Kids get the first two correct (saying the first is true and the second is false). Most kids will say (incorrectly) that the third expression is false. This shows that they are unable to understand the equals sign "equivalency". They only think it makes sense as the answer for some operation they have seen.

Later on we really confuse kids. We show kids equals as "assignment", with x=3. This is an assignment, we are actively defining what x is (this statement is neither true nor false).

Finally we add functions as in f(x) = x + 3. Of course, functions are the real key to Algebra, when mathematicians or engineers use Algebra, they almost always are using functions. Of course, by the time we introduce functions we have changed what the equals sign means so many times that most kids have trouble ever grasping it.

But the real frustrating part was, as a teacher, seeing a kid mechanically start subtracting terms from both sides of an equation without even thinking about whether this made sense or not.

Math is about understanding and expressing ideas. It is not about mechanically following memorized instructions.



parados
 
  3  
Reply Thu 11 Nov, 2010 05:30 pm
@maxdancona,
The how and why of memorizing something doesn't change the fact that it is memorized. If I know something and don't have to calculate it, then it is memorized.

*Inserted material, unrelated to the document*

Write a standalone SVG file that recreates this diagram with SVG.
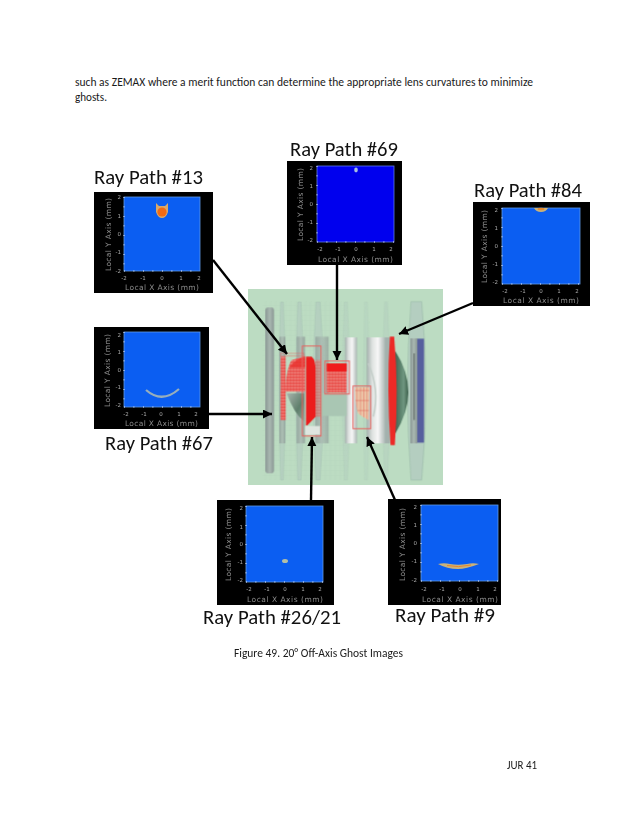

I prefer to know WHY something is. That doesn't mean I didn't memorize certain things because simply knowing is a lot faster than thinking through why before doing it.
maxdancona
 
  1  
Reply Thu 11 Nov, 2010 05:38 pm
@parados,
Sure, I agree with this. Of course if you know the how and why you don't need to memorize. But you are correct that often memorizing makes things more convenient. I won't argue that memorizing isn't often very convenient, although I feel strongly that it shouldn't be a focus of education.

Here is the question. Which is the "basic skill", memorization or understanding?

My point is that understanding concepts and using ideas to express or develop insights on mathematics is a key part of mathematics. Being able to quickly fill out a fill in the blank sheet of "multiplication facts" from memorization is not. In my experience, cheap shortcuts like BEMDAS, take the focus away from the understanding.